The trial court was obligated to review the JCHA's determination under an abuse of discretion standard. See Oakwood, supra, 352 N.J. Super. at 474 (stating that "Rucker does not mandate eviction; it permits it after suitable weighing of positive and negative factors"). The New Jersey Supreme Court has recognized that "[j]udicial discretion connotes conscientious judgment; it takes into account the law and the particular circumstances of the case before the court." Higgins v. Polk, 14 N.J. 490, 493 (1954). "In other words, a functional approach to abuse of discretion examines whether there are good reasons for [a reviewing] court to defer to the particular decision at issue." Flagg v. Essex Cnty. Prosecutor, 171 N.J. 561, 571 (2002).

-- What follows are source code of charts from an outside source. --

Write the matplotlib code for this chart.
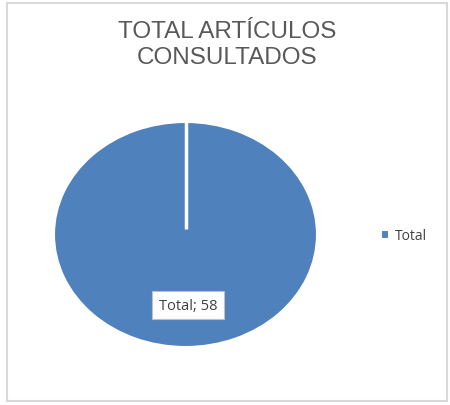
import matplotlib
matplotlib.use("Agg")
import matplotlib.pyplot as plt
from matplotlib.patches import Rectangle

categories = ["Total"]
values = [58]
title = "TOTAL ARTÍCULOS\nCONSULTADOS"
color = "#4F81BD"

W, H = 450, 406
fig = plt.figure(figsize=(W / 100, H / 100), dpi=100)
fig.patch.set_facecolor("white")

# outer border
fig.patches.append(Rectangle((7 / W, 4 / H), 440 / W, 398 / H, transform=fig.transFigure,
                             fill=False, edgecolor="#D9D9D9", linewidth=1.5))

ax = fig.add_axes([54 / W, (H - 348) / H, 263 / W, 225 / H])
wedges, _ = ax.pie(values, colors=[color], startangle=90, counterclock=False,
                   wedgeprops=dict(edgecolor="white", linewidth=1.5))
ax.set_aspect("auto")
ax.set_xlim(-1, 1)
ax.set_ylim(-1, 1)
ax.axis("off")
# white radius line from top to center (single slice edge)
ax.plot([0, 0], [0.05, 1], color="white", linewidth=2.5, solid_capstyle="butt")

ax.text(0.02, -0.63, f"{categories[0]}; {values[0]}", ha="center", va="center",
        fontsize=10.5, color="#404040", family="Open Sans",
        bbox=dict(boxstyle="square,pad=0.45", facecolor="white", edgecolor="#BFBFBF", linewidth=0.8))

fig.text(227 / W, 1 - 45 / H, title, ha="center", va="center", fontsize=17.5,
         color="#595959", family="Liberation Sans", linespacing=1.25)

fig.legend(wedges, categories, loc="center left", bbox_to_anchor=(368 / W, 1 - 237 / H),
           frameon=False, handlelength=0.6, handleheight=0.6, handletextpad=0.45,
           prop=dict(family="Open Sans", size=10), labelcolor="#404040")

fig.savefig("out.png", dpi=100, facecolor="white")
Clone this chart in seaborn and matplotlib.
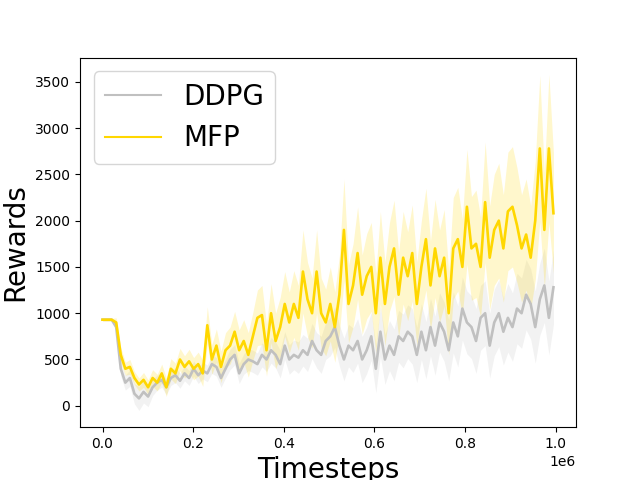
import numpy as np
import pandas as pd
import seaborn as sns
import matplotlib
matplotlib.use("Agg")
import matplotlib.pyplot as plt

# x grid (timesteps), 100 evaluation points
timesteps = np.linspace(0, 995000, 100)

# mean rewards
ddpg_mean = [930, 930, 930, 850, 400, 250, 300, 130, 80, 150,
             100, 200, 250, 280, 200, 300, 330, 270, 350, 300,
             400, 330, 380, 350, 450, 420, 300, 400, 500, 550,
             350, 450, 500, 480, 450, 550, 500, 600, 550, 450,
             650, 500, 550, 520, 600, 550, 700, 600, 550, 700,
             750, 850, 650, 500, 650, 600, 700, 500, 600, 750,
             400, 800, 500, 650, 550, 750, 700, 800, 750, 550,
             800, 600, 850, 650, 900, 800, 600, 900, 750, 1050,
             900, 850, 700, 950, 1000, 650, 900, 1000, 800, 950,
             850, 1050, 1000, 1200, 1100, 850, 1150, 1300, 950, 1280]
mfp_mean = [930, 930, 930, 900, 550, 400, 420, 300, 230, 280,
            200, 300, 250, 350, 200, 400, 350, 500, 420, 480,
            400, 450, 350, 870, 500, 650, 420, 600, 650, 800,
            600, 700, 550, 750, 950, 980, 600, 1000, 700, 850,
            1100, 900, 1100, 950, 1450, 1150, 1000, 1450, 1000, 900,
            1100, 850, 1200, 1900, 1100, 1300, 1650, 1200, 1400, 1500,
            1000, 1600, 1100, 1500, 1700, 1200, 1600, 1400, 1650, 1100,
            1500, 1800, 1300, 1700, 1400, 1600, 1000, 1700, 1800, 1500,
            2150, 1700, 1750, 1500, 2200, 1600, 1900, 2000, 1700, 2100,
            2150, 1950, 1700, 1850, 1600, 2000, 2780, 1900, 2780, 2080]

# spread (std) around each mean
ddpg_std = [15, 15, 15, 40, 80, 80, 90, 110, 130, 120,
            110, 90, 80, 80, 80, 80, 80, 80, 80, 80,
            80, 90, 90, 90, 100, 100, 100, 100, 110, 110,
            110, 110, 120, 120, 120, 130, 130, 140, 140, 150,
            150, 160, 160, 170, 170, 180, 190, 190, 200, 200,
            210, 220, 220, 230, 230, 240, 240, 250, 250, 260,
            260, 270, 270, 270, 280, 280, 290, 290, 300, 300,
            300, 310, 310, 320, 320, 320, 330, 330, 330, 340,
            340, 340, 350, 350, 350, 350, 360, 360, 360, 370,
            370, 380, 380, 380, 380, 390, 390, 400, 400, 400]
mfp_std = [15, 15, 15, 50, 80, 70, 80, 70, 70, 80,
           80, 90, 90, 100, 100, 110, 110, 120, 120, 130,
           120, 130, 140, 200, 160, 180, 170, 190, 200, 220,
           220, 230, 240, 260, 300, 320, 280, 320, 300, 320,
           350, 330, 360, 350, 450, 400, 380, 450, 380, 360,
           400, 380, 420, 550, 420, 450, 500, 430, 460, 480,
           430, 500, 450, 480, 520, 460, 500, 480, 520, 450,
           500, 550, 480, 530, 500, 520, 450, 550, 560, 520,
           620, 560, 580, 540, 650, 560, 600, 620, 580, 640,
           650, 620, 580, 600, 560, 640, 790, 620, 800, 650]

df = pd.DataFrame({
    "Timesteps": np.concatenate([timesteps, timesteps]),
    "Rewards": ddpg_mean + mfp_mean,
    "Method": ["DDPG"] * len(ddpg_mean) + ["MFP"] * len(mfp_mean),
})

colors = {"DDPG": "#c0c0c0", "MFP": "#ffd700"}

fig, ax = plt.subplots(figsize=(6.4, 4.8), dpi=100)
sns.lineplot(data=df, x="Timesteps", y="Rewards", hue="Method",
             palette=colors, ax=ax, linewidth=1.9)

for name, mean, std in [("DDPG", ddpg_mean, ddpg_std), ("MFP", mfp_mean, mfp_std)]:
    m = np.array(mean)
    s = np.array(std)
    ax.fill_between(timesteps, m - s, m + s, color=colors[name], alpha=0.2, linewidth=0)

ax.set_xlabel("Timesteps", fontsize=20)
ax.set_ylabel("Rewards", fontsize=20)
leg = ax.legend(fontsize=20, loc="upper left")
for line in leg.get_lines():
    line.set_linewidth(1.5)

plt.savefig("out.png")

Here, because the informal hearing did not occur on the record and plaintiff did not provide Ford with a written determination, the trial court could only rely on the testimony adduced at trial to ascertain how plaintiff reached its decision to evict. Stevens's testimony accomplished little in this regard: after originally testifying that she took several mitigating factors into account, Stevens admitted on cross- examination that she only considered Ford's personal innocence. This inconsistent testimony alone cannot justify a finding that plaintiff properly exercised its discretion, yet Stevens's statements constitute the only evidence in the record regarding the JCHA's decision to evict Ford.

In view of the foregoing, we conclude that the trial court's review of plaintiff's decision was inadequate. Because plaintiff was vested with the discretion to evict tenants on a one-strike basis, the trial court should have reviewed the JCHA decision for an abuse of that discretion. As in Oakwood, the record in this case is insufficient to support the trial court's judgment.

Reversed and remanded. Jurisdiction is not retained.